Extract This physician may feel ethically torn, but it is the physician’s duty to help enable this patient to make the best decision. By informing the patient about abortion, the physician is not endorsing the procedure, or swaying this mother in either direction, but simply providing information. This use of information will strengthen the relationship between patient and physician because it fosters autonomy and offers a sense of support during a time when it is needed most. Although it may not be a physician’s duty to perform an abortion when the physician feels ethically opposed, it is the duty of the physician to inform a woman about the procedure without allowing personal beliefs to influence her decision.
Abstract The merits of non-prescription distribution of levonorgestrel as emergency contraception (EC), which is effective within 72 hours of unprotected intercourse, are contentious. The advantage of promptness and convenience of access may be offset by the absence of medical counselling. Opposition to EC based on the possibility of the drug acting after fertilization but before implantation departs from standard medical criteria of pregnancy. Physicians who propose to apply non-medical criteria, and use religious objections to abortion to deny prescription of EC, must publicize their opposition in advance, so that women may seek assistance elsewhere.

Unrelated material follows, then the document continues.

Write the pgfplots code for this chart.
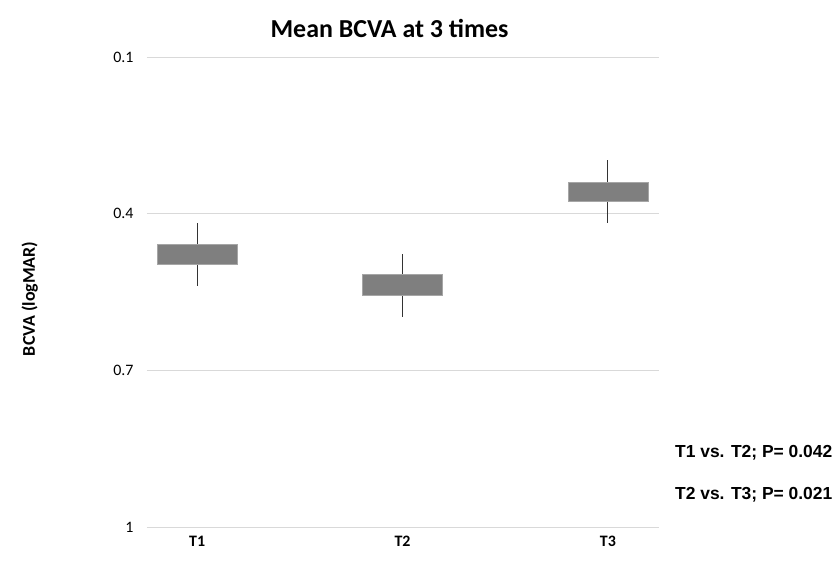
\documentclass[border=0pt]{standalone}
\usepackage{pgfplots}
\pgfplotsset{compat=1.18}
\usepgfplotslibrary{statistics}
\usepackage{fontspec}
\setmainfont{Carlito}
\newfontfamily\arialfont{Liberation Sans}
\definecolor{boxgray}{HTML}{7F7F7F}
\definecolor{boxedge}{HTML}{A6A6A6}
\definecolor{gridgray}{HTML}{D9D9D9}
\begin{document}
\begin{tikzpicture}
\useasboundingbox (-147bp,-38bp) rectangle (692bp,527bp);
\begin{axis}[
  scale only axis,
  width=512bp, height=470bp,
  xmin=0.756, xmax=3.249,
  ymin=0.1, ymax=1, y dir=reverse,
  ytick={0.1,0.4,0.7,1},
  yticklabels={0.1,0.4,0.7,1},
  xtick={1,2,3},
  xticklabels={T1,T2,T3},
  xticklabel style={font=\bfseries\fontsize{16}{18}\selectfont, yshift=-6bp},
  yticklabel style={font=\fontsize{16}{18}\selectfont, xshift=-10bp},
  axis line style={draw=none},
  major tick length=0pt,
  ymajorgrids, grid style={gridgray, line width=0.8pt},
  clip=false,
  boxplot/draw direction=y,
  boxplot/whisker extend=0,
  boxplot/box extend=0.39,
  boxplot/every box/.style={fill=boxgray, draw=boxedge, line width=0.6pt},
  boxplot/every median/.style={draw=none},
  boxplot/every whisker/.style={draw=black!80, line width=0.8pt},
]
\addplot+[mark=none, boxplot prepared={draw position=1,
  lower whisker=0.538, lower quartile=0.496, median=0.477,
  upper quartile=0.458, upper whisker=0.418}] coordinates {};
\addplot+[mark=none, boxplot prepared={draw position=2,
  lower whisker=0.597, lower quartile=0.557, median=0.537,
  upper quartile=0.517, upper whisker=0.477}] coordinates {};
\addplot+[mark=none, boxplot prepared={draw position=3,
  lower whisker=0.418, lower quartile=0.376, median=0.358,
  upper quartile=0.340, upper whisker=0.298}] coordinates {};
\node[font=\bfseries\fontsize{26}{30}\selectfont] at (axis cs:1.937,0.045) {Mean BCVA at 3 times};
\node[font=\bfseries\fontsize{18}{20}\selectfont, rotate=90] at (axis cs:0.185,0.563) {BCVA (logMAR)};
\node[anchor=east, font=\arialfont\bfseries\fontsize{17.5}{20}\selectfont] at (axis cs:4.11,0.858) {T1 vs. T2; P= 0.042};
\node[anchor=east, font=\arialfont\bfseries\fontsize{17.5}{20}\selectfont] at (axis cs:4.11,0.938) {T2 vs. T3; P= 0.021};
\end{axis}
\end{tikzpicture}
\end{document}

When objecting practitioners, or facilities, become responsible for women for whom EC is indicated, such as rape victims, they are bound ethically and legally to refer them to reasonably accessible non-objecting sources of care.
Extract The premise of this lecture is that there are two different sets of ethical rules, the purely private and a special set arising in the workplace which will differ from occupation to occupation. . . .

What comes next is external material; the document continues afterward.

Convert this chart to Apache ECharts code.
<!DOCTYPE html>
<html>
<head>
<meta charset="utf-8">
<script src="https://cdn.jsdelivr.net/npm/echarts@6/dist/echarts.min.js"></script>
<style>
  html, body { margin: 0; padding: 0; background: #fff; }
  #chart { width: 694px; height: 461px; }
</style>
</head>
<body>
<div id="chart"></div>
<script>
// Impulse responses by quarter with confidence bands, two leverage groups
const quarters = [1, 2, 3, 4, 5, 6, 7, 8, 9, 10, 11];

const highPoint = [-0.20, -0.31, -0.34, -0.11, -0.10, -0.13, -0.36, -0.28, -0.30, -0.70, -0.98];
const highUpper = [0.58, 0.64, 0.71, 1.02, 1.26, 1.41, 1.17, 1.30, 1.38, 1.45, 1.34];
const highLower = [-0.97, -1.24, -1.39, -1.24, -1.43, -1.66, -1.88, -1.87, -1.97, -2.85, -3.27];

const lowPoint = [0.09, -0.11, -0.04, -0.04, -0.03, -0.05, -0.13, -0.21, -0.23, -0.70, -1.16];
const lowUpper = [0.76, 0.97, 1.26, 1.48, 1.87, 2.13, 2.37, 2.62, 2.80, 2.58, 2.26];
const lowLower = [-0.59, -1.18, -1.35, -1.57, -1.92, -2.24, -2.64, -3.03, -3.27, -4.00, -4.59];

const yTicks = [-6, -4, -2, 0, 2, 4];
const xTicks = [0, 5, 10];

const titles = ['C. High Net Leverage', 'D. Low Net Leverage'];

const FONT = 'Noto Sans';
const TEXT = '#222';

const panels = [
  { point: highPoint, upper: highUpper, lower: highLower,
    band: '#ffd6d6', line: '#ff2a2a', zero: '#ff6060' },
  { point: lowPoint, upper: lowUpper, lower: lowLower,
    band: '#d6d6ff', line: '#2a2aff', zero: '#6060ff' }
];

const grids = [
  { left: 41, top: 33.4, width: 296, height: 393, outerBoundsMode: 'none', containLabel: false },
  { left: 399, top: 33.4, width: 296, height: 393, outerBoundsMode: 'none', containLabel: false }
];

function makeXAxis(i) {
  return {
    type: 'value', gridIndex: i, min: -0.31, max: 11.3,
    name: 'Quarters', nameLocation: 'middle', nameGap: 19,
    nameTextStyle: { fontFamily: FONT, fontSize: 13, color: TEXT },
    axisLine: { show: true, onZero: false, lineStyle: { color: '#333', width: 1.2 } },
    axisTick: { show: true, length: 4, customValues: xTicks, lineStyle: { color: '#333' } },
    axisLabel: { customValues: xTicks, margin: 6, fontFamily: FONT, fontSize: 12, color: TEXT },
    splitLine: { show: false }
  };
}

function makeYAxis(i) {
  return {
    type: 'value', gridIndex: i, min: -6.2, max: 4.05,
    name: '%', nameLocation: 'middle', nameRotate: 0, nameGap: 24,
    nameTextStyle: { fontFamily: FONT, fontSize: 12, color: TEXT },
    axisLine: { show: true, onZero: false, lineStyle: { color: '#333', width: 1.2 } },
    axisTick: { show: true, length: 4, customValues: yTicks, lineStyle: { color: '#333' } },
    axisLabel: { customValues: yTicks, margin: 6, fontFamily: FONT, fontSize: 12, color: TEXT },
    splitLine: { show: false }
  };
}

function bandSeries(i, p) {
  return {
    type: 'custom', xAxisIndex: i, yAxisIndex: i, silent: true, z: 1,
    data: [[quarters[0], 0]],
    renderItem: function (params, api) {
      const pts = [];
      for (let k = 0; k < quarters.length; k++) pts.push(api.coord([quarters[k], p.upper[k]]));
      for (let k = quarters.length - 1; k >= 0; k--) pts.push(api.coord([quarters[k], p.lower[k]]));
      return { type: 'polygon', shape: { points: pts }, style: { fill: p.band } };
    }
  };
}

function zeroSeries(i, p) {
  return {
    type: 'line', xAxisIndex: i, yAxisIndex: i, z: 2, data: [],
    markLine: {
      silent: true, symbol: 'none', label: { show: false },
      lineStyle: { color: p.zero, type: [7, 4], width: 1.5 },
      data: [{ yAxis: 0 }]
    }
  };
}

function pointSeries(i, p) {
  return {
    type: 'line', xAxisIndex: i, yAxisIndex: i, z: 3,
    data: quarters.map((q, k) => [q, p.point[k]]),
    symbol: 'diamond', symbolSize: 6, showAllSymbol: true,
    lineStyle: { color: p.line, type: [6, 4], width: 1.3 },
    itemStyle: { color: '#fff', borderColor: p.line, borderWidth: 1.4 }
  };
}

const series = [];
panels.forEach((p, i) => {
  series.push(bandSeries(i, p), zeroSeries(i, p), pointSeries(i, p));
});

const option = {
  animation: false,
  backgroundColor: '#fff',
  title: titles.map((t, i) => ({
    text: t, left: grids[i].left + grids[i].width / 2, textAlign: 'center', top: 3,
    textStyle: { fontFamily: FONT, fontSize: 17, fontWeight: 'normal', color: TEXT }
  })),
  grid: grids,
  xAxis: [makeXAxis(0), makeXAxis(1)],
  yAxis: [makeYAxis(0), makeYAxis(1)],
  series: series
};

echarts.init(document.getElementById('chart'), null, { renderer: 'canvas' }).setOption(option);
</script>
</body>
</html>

• First, I hope it is axiomatic that ethics and morals must accompany individuals at all times no matter what they are doing.
• Secondly, that the moral or ethical position of the individual may in certain circumstances have to take on board other considerations which also have a moral and ethical dimension and that the ultimate decision, though different from one that would be reached in private life by the individual, is nevertheless justifiable and ethical.
• Thirdly, that to violate these precepts, even if it is done in order to give primacy to one’s own ethical code, is not ethical: the individual should resign or seek an alternative occupation. In other words, there are times when to listen to one’s private conscience while remaining deaf to the moral demands of one’s occupation can itself be seriously unethical.
• Fourthly, that weighing these considerations in the balance is no easy task and succumbs to no formula. It calls for the exercise of keen judgment informed by a developed moral framework.